**WHAT IS EXPECTED:**
Each line in the material below, starting at the one with "Write a component" and ending at the one with "Chart.register(...registerables);", is to be reproduced exactly; no picture is to be copied.

**SUPPLIED RECORDS:**
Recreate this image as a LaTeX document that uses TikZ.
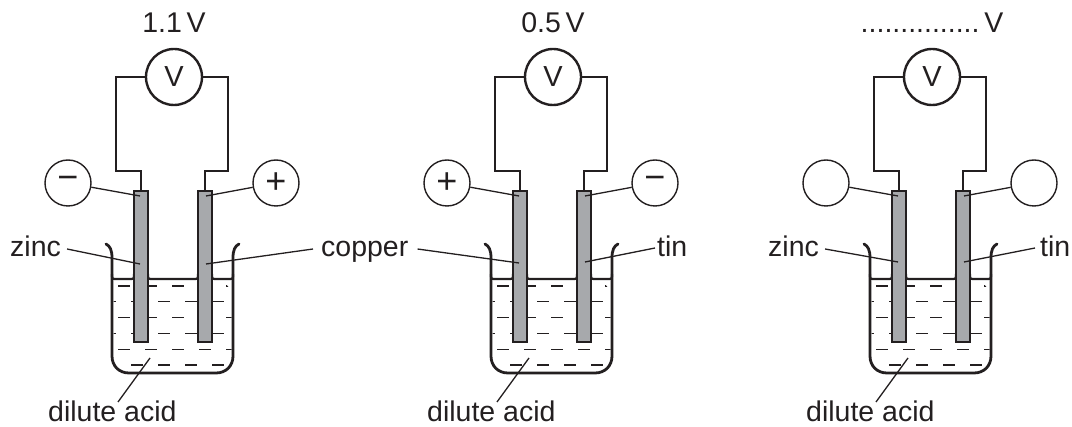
\documentclass[tikz,border=0pt]{standalone}
\usepackage{fontspec}
\setmainfont{Liberation Sans}
\usetikzlibrary{calc}
\definecolor{ink}{HTML}{231F20}
\definecolor{metal}{HTML}{A7A9AC}
\newcommand\mns{\char"2212\relax}
\begin{document}
\begin{tikzpicture}[x=1pt,y=-1pt,color=ink,
 lbl/.style={inner sep=0pt, font=\fontsize{28.5}{30}\selectfont},
 vmeter/.style={circle, draw, line width=2.4pt, minimum size=56pt, inner sep=0pt, font=\fontsize{29}{30}\selectfont},
 sign/.style={circle, draw, line width=1.4pt, minimum size=46pt, inner sep=0pt, font=\fontsize{36}{36}\selectfont},
 wire/.style={line width=2.5pt, line join=miter},
 electrode/.style={draw, fill=metal, line width=2pt, minimum width=14pt, minimum height=151pt, inner sep=0pt},
 leader/.style={line width=1.3pt},
 beaker/.style={line width=2.8pt, line cap=round},
 surf/.style={line width=2.2pt},
 acidline/.style={line width=1.3pt}
]
\useasboundingbox (0,0) rectangle (1072,427);

\foreach \i/\ox/\sl/\sr in {1/0/\mns/+,2/379/+/\mns,3/758//}{
\begin{scope}[xshift=\ox]
  % liquid dashes
  \begin{scope}
    \clip[rounded corners=15pt] (113.5,281) rectangle (231.5,371.5);
    \foreach \r in {0,...,5}{
      \pgfmathsetmacro\yy{286+\r*15.8}
      \pgfmathsetmacro\off{118-14*mod(\r,2)}
      \foreach \k in {0,...,5}{
        \draw[acidline] (\off+\k*27,\yy) -- ++(12,0);
      }
    }
  \end{scope}
  % liquid surface with menisci
  \draw[surf] (112,274) .. controls (112,279) .. (117,279) -- (129,279) .. controls (134,279) .. (134,274);
  \draw[surf] (148,274) .. controls (148,279) .. (153,279) -- (193,279) .. controls (198,279) .. (198,274);
  \draw[surf] (212,274) .. controls (212,279) .. (217,279) -- (228,279) .. controls (233,279) .. (233,274);
  % beaker
  \draw[beaker] (106,244) .. controls (110,246) and (112,250) .. (112,258)
     -- (112,356) .. controls (112,366) and (119,373) .. (129,373)
     -- (216,373) .. controls (226,373) and (233,366) .. (233,356)
     -- (233,258) .. controls (233,250) and (235,246) .. (239,244);
  % electrodes
  \node[electrode] (eL\i) at (141,266.5) {};
  \node[electrode] (eR\i) at (205,266.5) {};
  % voltmeter and wires
  \node[vmeter] (vm\i) at (174,77) {V};
  \coordinate (wl\i) at (116,171);
  \coordinate (wr\i) at (228,171);
  \draw[wire] (vm\i.west) -| (wl\i) -| (eL\i.north);
  \draw[wire] (vm\i.east) -| (wr\i) -| (eR\i.north);
  % sign circles
  \node[sign] (sL\i) at (68,183) {\sl};
  \node[sign] (sR\i) at (276,183) {\sr};
  \draw[leader] (sL\i) -- ($(eL\i.north)+(-1,6)$);
  \draw[leader] (sR\i) -- ($(eR\i.north)+(1,6)$);
  % dilute acid
  \node[lbl, anchor=base west] (acid\i) at (48,422) {dilute acid};
  \draw[leader] ($(acid\i.base west)+(70,-20)$) -- ($(eL\i.south)+(9,15)$);
\end{scope}
}

% voltage readings
\node[lbl, anchor=base] (v1) at (174,33) {1.1\,V};
\node[lbl, anchor=base] (v2) at (553,33) {0.5\,V};
\node[lbl, anchor=base] (v3) at (932,33) {...............\,V};

% metal labels
\node[lbl, anchor=base west] (zinc1) at (10,257) {zinc};
\draw[leader] ($(zinc1.base east)+(6,-8)$) -- ($(eL1.north)+(-1,74)$);
\node[lbl, anchor=base west] (copper) at (321,257) {copper};
\draw[leader] ($(copper.base west)+(-8,-8)$) -- ($(eR1.north)+(1,74)$);
\draw[leader] ($(copper.base east)+(9,-8)$) -- ($(eL2.north)+(-1,73)$);
\node[lbl, anchor=base west] (tin2) at (657,257) {tin};
\draw[leader] ($(tin2.base west)+(-2,-9)$) -- ($(eR2.north)+(1,72)$);
\node[lbl, anchor=base west] (zinc3) at (768,257) {zinc};
\draw[leader] ($(zinc3.base east)+(6,-8)$) -- ($(eL3.north)+(-1,72)$);
\node[lbl, anchor=base west] (tin3) at (1040,257) {tin};
\draw[leader] ($(tin3.base west)+(-5,-9)$) -- ($(eR3.north)+(1,72)$);
\end{tikzpicture}
\end{document}
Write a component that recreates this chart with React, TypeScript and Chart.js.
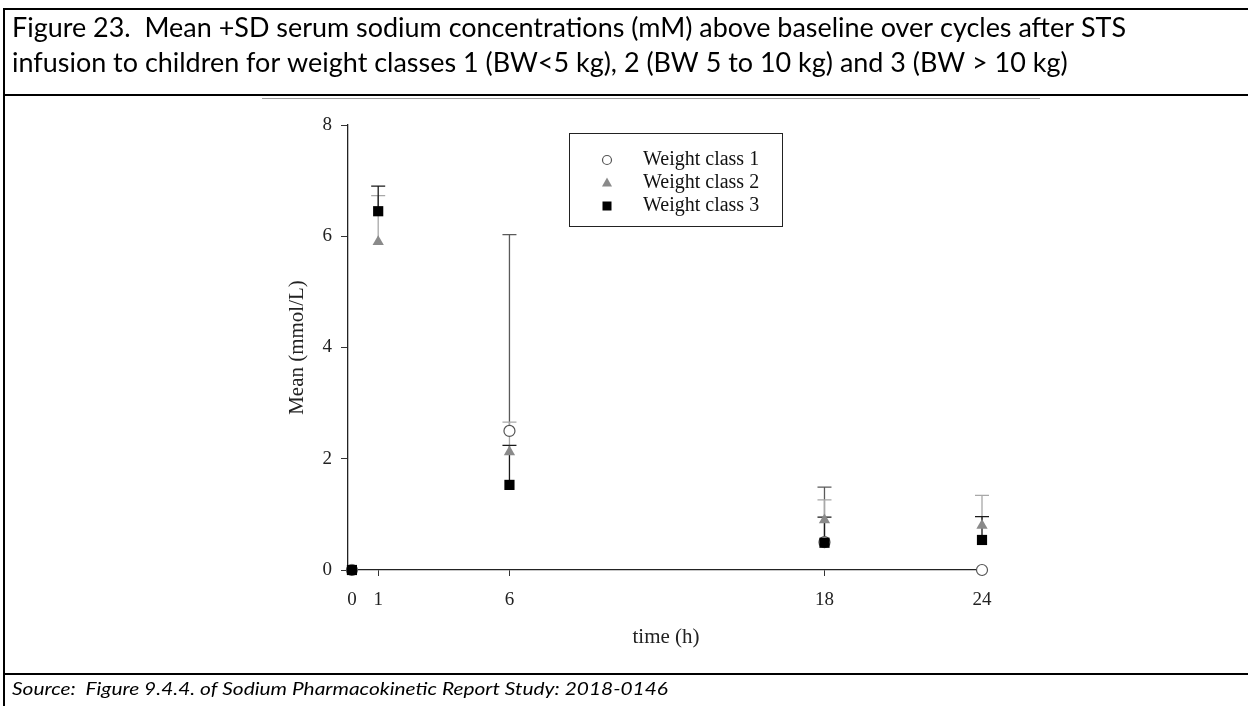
import React, { useEffect, useRef } from "react";
import { Chart, registerables } from "chart.js";

Chart.register(...registerables);

// ---------- data ----------
const titleLines = [
  "Figure 23.  Mean +SD serum sodium concentrations (mM) above baseline over cycles after STS",
  "infusion to children for weight classes 1 (BW<5 kg), 2 (BW 5 to 10 kg) and 3 (BW > 10 kg)",
];
const sourceText = "Source:  Figure 9.4.4. of Sodium Pharmacokinetic Report Study: 2018-0146";
const xTickValues = [0, 1, 6, 18, 24];
const yAxisTitle = "Mean (mmol/L)";
const xAxisTitle = "time (h)";

const seriesLabels = ["Weight class 1", "Weight class 2", "Weight class 3"];

const class1Times = [0, 6, 18, 24];
const class1Mean = [0, 2.5, 0.5, 0];
const class1Upper = [null, 6.03, 1.49, null];

const class2Times = [0, 1, 6, 18, 24];
const class2Mean = [0, 5.9, 2.12, 0.9, 0.8];
const class2Upper = [null, 6.73, 2.66, 1.26, 1.34];

const class3Times = [0, 1, 6, 18, 24];
const class3Mean = [0, 6.45, 1.53, 0.49, 0.54];
const class3Upper = [null, 6.9, 2.24, 0.95, 0.96];

const errorColors = ["#5a5a5a", "#a8a8a8", "#1a1a1a"];
const uppers = [class1Upper, class2Upper, class3Upper];

const SERIF = "'Liberation Serif', 'Times New Roman', serif";
const SANS = "Lato, 'Open Sans', sans-serif";

function fitText(ctx: CanvasRenderingContext2D, text: string, x: number, y: number, targetW: number) {
  const w = ctx.measureText(text).width;
  const s = targetW / w;
  ctx.save();
  ctx.translate(x, y);
  ctx.scale(s, 1);
  ctx.fillText(text, 0, 0);
  ctx.restore();
  return s;
}

const pagePlugin = {
  id: "page",
  beforeDraw(chart: any) {
    const ctx = chart.ctx as CanvasRenderingContext2D;
    ctx.save();
    ctx.fillStyle = "#fff";
    ctx.fillRect(0, 0, chart.width, chart.height);
    ctx.fillStyle = "#000";
    // borders
    ctx.fillRect(3, 8, 2, 698);
    ctx.fillRect(3, 8, 1245, 2);
    ctx.fillRect(3, 94, 1245, 2);
    ctx.fillRect(3, 673, 1245, 2);
    ctx.fillStyle = "#9a9a9a";
    ctx.fillRect(262, 98, 778, 1);
    // title
    ctx.fillStyle = "#000";
    ctx.font = `26px ${SANS}`;
    ctx.textBaseline = "alphabetic";
    ctx.textAlign = "left";
    const s = ctx.measureText(titleLines[0]).width;
    const scale = 1114 / s;
    fitText(ctx, titleLines[0], 12, 37, 1114);
    const w2 = ctx.measureText(titleLines[1]).width * scale;
    fitText(ctx, titleLines[1], 12, 72, w2);
    // source
    ctx.font = `italic 18px ${SANS}`;
    fitText(ctx, sourceText, 12, 695, 656);
    ctx.restore();
  },
};

const errorBarPlugin = {
  id: "errorBars",
  beforeDatasetsDraw(chart: any) {
    const ctx = chart.ctx as CanvasRenderingContext2D;
    const xs = chart.scales.x;
    const ys = chart.scales.y;
    ctx.save();
    chart.data.datasets.forEach((ds: any, i: number) => {
      const up = uppers[i];
      ctx.strokeStyle = errorColors[i];
      ctx.lineWidth = 1.3;
      ds.data.forEach((p: any, j: number) => {
        const u = up[j];
        if (u === null || u === undefined) return;
        const x = xs.getPixelForValue(p.x);
        const y1 = ys.getPixelForValue(p.y);
        const y2 = ys.getPixelForValue(u);
        ctx.beginPath();
        ctx.moveTo(x, y1);
        ctx.lineTo(x, y2);
        ctx.moveTo(x - 7, y2);
        ctx.lineTo(x + 7, y2);
        ctx.stroke();
      });
    });
    ctx.restore();
  },
};

const overlayPlugin = {
  id: "overlay",
  afterDraw(chart: any) {
    const ctx = chart.ctx as CanvasRenderingContext2D;
    const area = chart.chartArea;
    ctx.save();
    ctx.fillStyle = "#222";
    ctx.font = `21px ${SERIF}`;
    ctx.textAlign = "center";
    ctx.textBaseline = "middle";
    // x title
    ctx.fillText(xAxisTitle, 666, 637);
    // y title
    ctx.save();
    ctx.translate(297, (area.top + area.bottom) / 2);
    ctx.rotate(-Math.PI / 2);
    ctx.fillText(yAxisTitle, 0, 0);
    ctx.restore();
    // legend
    ctx.strokeStyle = "#222";
    ctx.lineWidth = 1;
    ctx.strokeRect(569.5, 133.5, 213, 93);
    const rows = [160, 183, 206];
    const mx = 607;
    // circle
    ctx.beginPath();
    ctx.arc(mx, rows[0], 4.5, 0, Math.PI * 2);
    ctx.fillStyle = "#fff";
    ctx.fill();
    ctx.strokeStyle = "#555";
    ctx.lineWidth = 1.2;
    ctx.stroke();
    // triangle
    ctx.beginPath();
    ctx.moveTo(mx, rows[1] - 5.5);
    ctx.lineTo(mx + 5, rows[1] + 3.5);
    ctx.lineTo(mx - 5, rows[1] + 3.5);
    ctx.closePath();
    ctx.fillStyle = "#8a8a8a";
    ctx.fill();
    // square
    ctx.fillStyle = "#000";
    ctx.fillRect(mx - 4.5, rows[2] - 4.5, 9, 9);
    // texts
    ctx.fillStyle = "#111";
    ctx.textAlign = "left";
    ctx.font = `20px ${SERIF}`;
    seriesLabels.forEach((l, i) => ctx.fillText(l, 643, rows[i]));
    ctx.restore();
  },
};

export default function App() {
  const ref = useRef<HTMLCanvasElement | null>(null);
  useEffect(() => {
    if (!ref.current) return;
    const mk = (t: number[], m: number[]) => t.map((x, i) => ({ x, y: m[i] }));
    const chart = new Chart(ref.current, {
      type: "scatter",
      data: {
        datasets: [
          {
            label: seriesLabels[0],
            data: mk(class1Times, class1Mean),
            pointStyle: "circle",
            pointRadius: 5.5,
            backgroundColor: "#fff",
            borderColor: "#555",
            borderWidth: 1.2,
            clip: false,
            order: 3,
          },
          {
            label: seriesLabels[1],
            data: mk(class2Times, class2Mean),
            pointStyle: "triangle",
            pointRadius: 6.5,
            backgroundColor: "#8a8a8a",
            borderColor: "#8a8a8a",
            borderWidth: 0,
            clip: false,
            order: 2,
          },
          {
            label: seriesLabels[2],
            data: mk(class3Times, class3Mean),
            pointStyle: "rect",
            pointRadius: 7.2,
            backgroundColor: "#000",
            borderColor: "#000",
            borderWidth: 0,
            clip: false,
            order: 1,
          },
        ],
      },
      options: {
        responsive: false,
        animation: false,
        events: [],
        layout: { padding: { left: 250, right: 266, top: 125, bottom: 36 } },
        plugins: { legend: { display: false }, tooltip: { enabled: false }, title: { display: false } },
        scales: {
          x: {
            type: "linear",
            min: -0.15,
            max: 24,
            afterBuildTicks: (s: any) => {
              s.ticks = xTickValues.map((v) => ({ value: v }));
            },
            afterFit: (s: any) => {
              s.height = 100;
            },
            grid: { display: true, drawOnChartArea: false, drawTicks: true, tickLength: 6, color: "#333", tickColor: "#333" },
            border: { display: true, color: "#222", width: 1.3 },
            ticks: {
              autoSkip: false,
              maxRotation: 0,
              padding: 13,
              color: "#222",
              font: { family: SERIF, size: 19 },
            },
          },
          y: {
            min: 0,
            max: 8,
            afterFit: (s: any) => {
              s.width = 98;
            },
            grid: { display: true, drawOnChartArea: false, drawTicks: true, tickLength: 7, color: "#333", tickColor: "#333" },
            border: { display: true, color: "#222", width: 1.3 },
            ticks: {
              stepSize: 2,
              padding: 9,
              color: "#222",
              font: { family: SERIF, size: 19 },
            },
          },
        },
      },
      plugins: [pagePlugin, errorBarPlugin, overlayPlugin],
    });
    return () => chart.destroy();
  }, []);
  return (
    <div style={{ position: "absolute", left: 0, top: 0, width: 1248, height: 706, background: "#fff" }}>
      <canvas ref={ref} width={1248} height={706} style={{ display: "block" }} />
    </div>
  );
}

**RESULT:**
Write a component that recreates this chart with React, TypeScript and Chart.js.
import React, { useEffect, useRef } from "react";
import { Chart, registerables } from "chart.js";

Chart.register(...registerables);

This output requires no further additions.